2. By the adding of ian: as, music, musician; physic, physician; theology, theologian; grammar, grammarian; college, collegian. These generally denote profession.

3. By the adding of r, ry, or ery: as, grocer, grocery; cutler, cutlery; slave, slavery; scene, scenery; fool, foolery. These sometimes denote state or habit; sometimes, an artificer's wares or shop.

4. By the adding of age or ade: as, patron, patronage; porter, porterage; band, bandage; lemon, lemonade; baluster, balustrade; wharf, wharfage; vassal, vassalage.

5. By the adding of kin, let, ling, ock, el, erel, or et: as, lamb, lambkin; ring, ringlet; cross, crosslet; duck, duckling; hill, hillock; run, runnel; cock, cockerel; pistol, pistolet; eagle, eaglet; circle, circlet. All these denote little things, and are called diminutives.

6. By the addition of ist: as, psalm, psalmist; botany, botanist; dial, dialist; journal, journalist.
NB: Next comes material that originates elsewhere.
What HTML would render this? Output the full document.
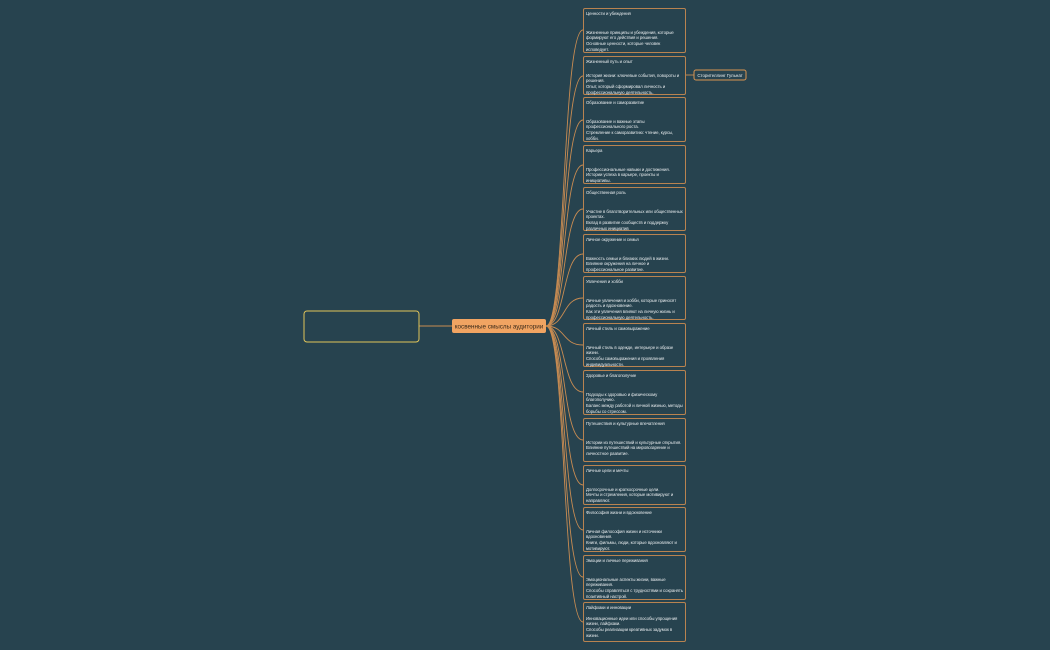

These denote persons devoted to, or skilled in, the subject expressed by the primitive.

7. By the prefixing of an adjective, or an other noun, so as to form a compound word: as, foreman, broadsword, statesman, tradesman; bedside, hillside, seaside; bear-berry, bear-fly, bear-garden; bear's-ear, bear's-foot, goat's-beard.

8. By the adoption of a negative prefix to reverse the meaning: as, order, disorder; pleasure, displeasure; consistency, inconsistency; capacity, incapacity; observance, nonobservance; resistance, nonresistance; truth, untruth; constraint, unconstraint.

9. By the use of the prefix counter, signifying against or opposite: as, attraction, counter-attraction; bond, counter-bond; current, counter-current; movement, counter-movement.

10. By the addition of ess, ix, or ine, or the changing of masculines to feminines so terminating: as, heir, heiress; prophet, prophetess; abbot, abbess; governor, governess; testator, testatrix; hero, heroine.

II. Nouns are derived from Adjectives in several different ways:--

1. By the adding of ness, ity, ship, dom, or hood: as, good, goodness; real, reality; hard, hardship; wise, wisdom; free, freedom; false, falsehood.